* START Data block *

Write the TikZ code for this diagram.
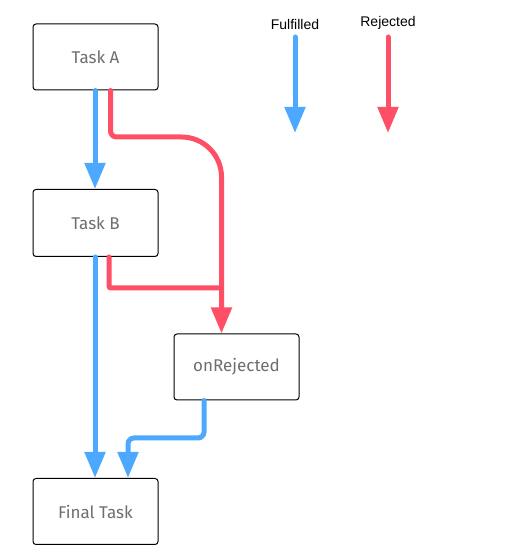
\documentclass[tikz,border=0pt]{standalone}
\usepackage{fontspec}
\setmainfont{Fira Sans}
\newfontfamily\legendfont{Liberation Sans}
\usetikzlibrary{arrows.meta}
\definecolor{fulblue}{HTML}{4DA8FF}
\definecolor{rejred}{HTML}{FF4F66}
\definecolor{txtgray}{HTML}{6E6E6E}
\begin{document}
\begin{tikzpicture}[x=1pt,y=1pt,
  task/.style={draw=black, line width=1pt, rounded corners=3pt, minimum width=125pt, minimum height=66pt, inner sep=0pt, text=txtgray, font=\fontsize{17}{19}\selectfont},
  flow/.style={line width=5pt, line cap=round, -{Triangle[width=20pt,length=26pt]}},
  fulf/.style={flow, draw=fulblue},
  rej/.style={flow, draw=rejred},
  legend/.style={font=\legendfont\fontsize{14}{16}\selectfont, text=black, inner sep=0pt}]
\useasboundingbox (0,0) rectangle (520,546);
\node[task] (A) at (95.5,489) {Task A};
\node[task, minimum height=67pt] (B) at (95.5,323) {Task B};
\node[task] (R) at (236.5,179) {onRejected};
\node[task, minimum height=66pt] (F) at (95.5,34.5) {Final Task};
% legend
\node[legend] (lf) at (295,521) {Fulfilled};
\node[legend] (lr) at (388,523) {Rejected};
\coordinate (lfs) at (295,509);
\coordinate (lfe) at (295,413);
\coordinate (lrs) at (388,509);
\coordinate (lre) at (388,413);
\draw[fulf] (lfs) -- (lfe);
\draw[rej] (lrs) -- (lre);
% Task A -> Task B
\draw[fulf] ([xshift=-0.5pt]A.south) -- ([xshift=-0.5pt]B.north);
% Task A rejected -> onRejected
\coordinate (ra) at ([xshift=15pt]A.south);
\coordinate (rin) at ([xshift=-15pt]R.north);
\draw[rej] (ra) -- (110.5,415) arc[start angle=180, end angle=270, radius=6pt] -- (181.5,409) arc[start angle=90, end angle=0, radius=40pt] -- (rin);
% Task B rejected -> join
\coordinate (rb) at ([xshift=13.5pt]B.south);
\coordinate (rj) at (221.5,258);
\draw[line width=5pt, line cap=round, draw=rejred, rounded corners=2pt] (rb) -- (109,258) -- (rj);
% Task B -> Final Task
\draw[fulf] ([xshift=-0.5pt]B.south) -- ([xshift=-0.5pt]F.north);
% onRejected -> Final Task
\coordinate (rs) at ([xshift=-32.5pt]R.south);
\coordinate (fin) at ([xshift=32.5pt]F.north);
\draw[fulf, rounded corners=6pt] (rs) -- (204,108) -- (128,108) -- (fin);
\end{tikzpicture}
\end{document}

* END Data block *

- [Direction]: Set down the material above as is, without any pictures.

- [Problem solution]:
Write the TikZ code for this diagram.
\documentclass[tikz,border=0pt]{standalone}
\usepackage{fontspec}
\setmainfont{Fira Sans}
\newfontfamily\legendfont{Liberation Sans}
\usetikzlibrary{arrows.meta}
\definecolor{fulblue}{HTML}{4DA8FF}
\definecolor{rejred}{HTML}{FF4F66}
\definecolor{txtgray}{HTML}{6E6E6E}
\begin{document}
\begin{tikzpicture}[x=1pt,y=1pt,
  task/.style={draw=black, line width=1pt, rounded corners=3pt, minimum width=125pt, minimum height=66pt, inner sep=0pt, text=txtgray, font=\fontsize{17}{19}\selectfont},
  flow/.style={line width=5pt, line cap=round, -{Triangle[width=20pt,length=26pt]}},
  fulf/.style={flow, draw=fulblue},
  rej/.style={flow, draw=rejred},
  legend/.style={font=\legendfont\fontsize{14}{16}\selectfont, text=black, inner sep=0pt}]
\useasboundingbox (0,0) rectangle (520,546);
\node[task] (A) at (95.5,489) {Task A};
\node[task, minimum height=67pt] (B) at (95.5,323) {Task B};
\node[task] (R) at (236.5,179) {onRejected};
\node[task, minimum height=66pt] (F) at (95.5,34.5) {Final Task};
% legend
\node[legend] (lf) at (295,521) {Fulfilled};
\node[legend] (lr) at (388,523) {Rejected};
\coordinate (lfs) at (295,509);
\coordinate (lfe) at (295,413);
\coordinate (lrs) at (388,509);
\coordinate (lre) at (388,413);
\draw[fulf] (lfs) -- (lfe);
\draw[rej] (lrs) -- (lre);
% Task A -> Task B
\draw[fulf] ([xshift=-0.5pt]A.south) -- ([xshift=-0.5pt]B.north);
% Task A rejected -> onRejected
\coordinate (ra) at ([xshift=15pt]A.south);
\coordinate (rin) at ([xshift=-15pt]R.north);
\draw[rej] (ra) -- (110.5,415) arc[start angle=180, end angle=270, radius=6pt] -- (181.5,409) arc[start angle=90, end angle=0, radius=40pt] -- (rin);
% Task B rejected -> join
\coordinate (rb) at ([xshift=13.5pt]B.south);
\coordinate (rj) at (221.5,258);
\draw[line width=5pt, line cap=round, draw=rejred, rounded corners=2pt] (rb) -- (109,258) -- (rj);
% Task B -> Final Task
\draw[fulf] ([xshift=-0.5pt]B.south) -- ([xshift=-0.5pt]F.north);
% onRejected -> Final Task
\coordinate (rs) at ([xshift=-32.5pt]R.south);
\coordinate (fin) at ([xshift=32.5pt]F.north);
\draw[fulf, rounded corners=6pt] (rs) -- (204,108) -- (128,108) -- (fin);
\end{tikzpicture}
\end{document}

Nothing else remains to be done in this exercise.